Twisters is geared up with a variety of supplemental features. Some are undeniably lighter fare, but the majority, regardless of their length, provide interesting insights into the film, how it was shot, and the science behind it.

  • Deleted Scenes (2.04) - Three deleted scenes are included: Javi meets Kate at the airport; Kate and Boone watch the weather report in a convenience store; Kate and Tyler share a quiet moment
  • Gag Reel (3.57) - A typical feature where actors improvise and flub their lines.
  • Tracking the Fronts: The Path of 'Twisters" (14.53) - Daisy Edgar-Jones, Glen Powell, Director Lee Isaac Chung, and others discuss their appreciation for the first film, and relay their experiences working on the new film, including, appropriately enough, numerous instances where location shooting in Oklahoma was repeatedly impacted by severe weather.
  • Into the Eye of the Storm (24.07) - With input from cast and crew, this feature provides a look at the mix of practical and visual effects to create the storm scenes in the film, filming stunts, and various locations used including the impressive and massive Crystal Springs set which used actual debris from nearby towns hit by storms, and the rodeo scene.
  • Glen Powell: All Access (3.12) - Powell provides a tour of his Oklahoma City apartment, introduces his parents, and prepares for the rodeo scene.
  • Front Seat to a Chase (5.16) - Ride along with storm chasers as they take the cast out in pursuit of severe weather in Oklahoma.
  • Voice of a Villain (6.16) - Step inside the studio to discover how the sound of the tornado was created using a variety of natural and manmade sounds and crafting slightly different sounds for each tornado in the film.
  • Tricked-Out Trucks (4.31) - Director Lee Isaac Chung, Glen Powell, and others discuss some of the enhancements made to the storm-chasing vehicles used in the film, many of which were based on customizations used by actual storm-chasers.
  • Feature Commentary with Director Lee Isaac Chung - Recorded shortly after the film was finished, Chung displays his enthusiasm for the project as he discusses a wide swath of topics including casting, locations, visual effects, and his desire to have a few nods to the first film included. He is clearly not operating from a script and instead relies on his memory. As a result, he occasionally falls silent, watching the film along with the viewer until something that happens on-screen prompts further comments or remembrances. It's a pleasant and laid-back track.
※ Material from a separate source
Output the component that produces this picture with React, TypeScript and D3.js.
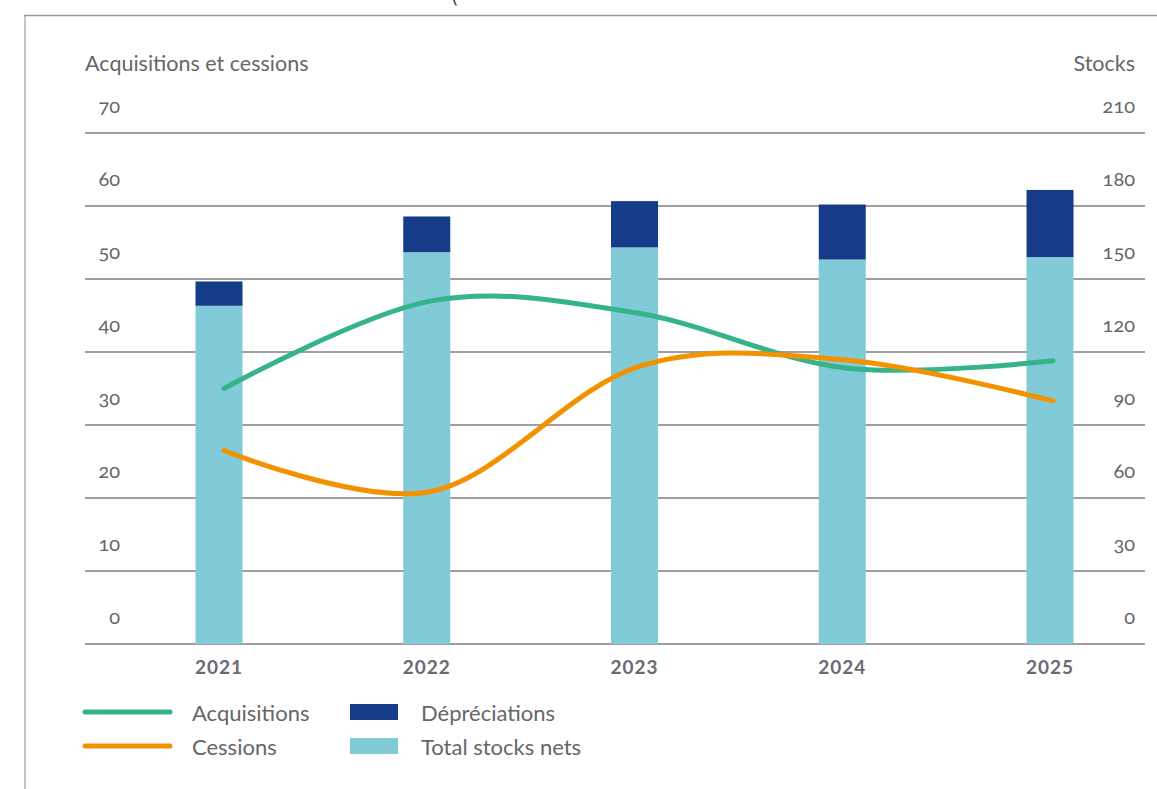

Twisters Blu-ray Movie, Overall Score and Recommendation  4.0 of 5

As summer blockbusters go, Twisters should have audiences happily eating up mountains of popcorn as the numerous tornados that populate the film eat up the Oklahoma landscape. While not breaking new ground, it does exactly what the best disaster movies do - provide numerous scenes of mayhem and destruction while following characters with whom we can identify that struggle believably against the odds to win the day. Daisy Edgar-Jones, Glen Powell, and the effects team (along with some gorgeous cinematography) enable the film to succeed on its own merits, and it should stand up to repeat viewings just as easily as the original. Supported by a brilliant Dolby Atmos track and wonderful transfer, Twisters comes strongly recommended.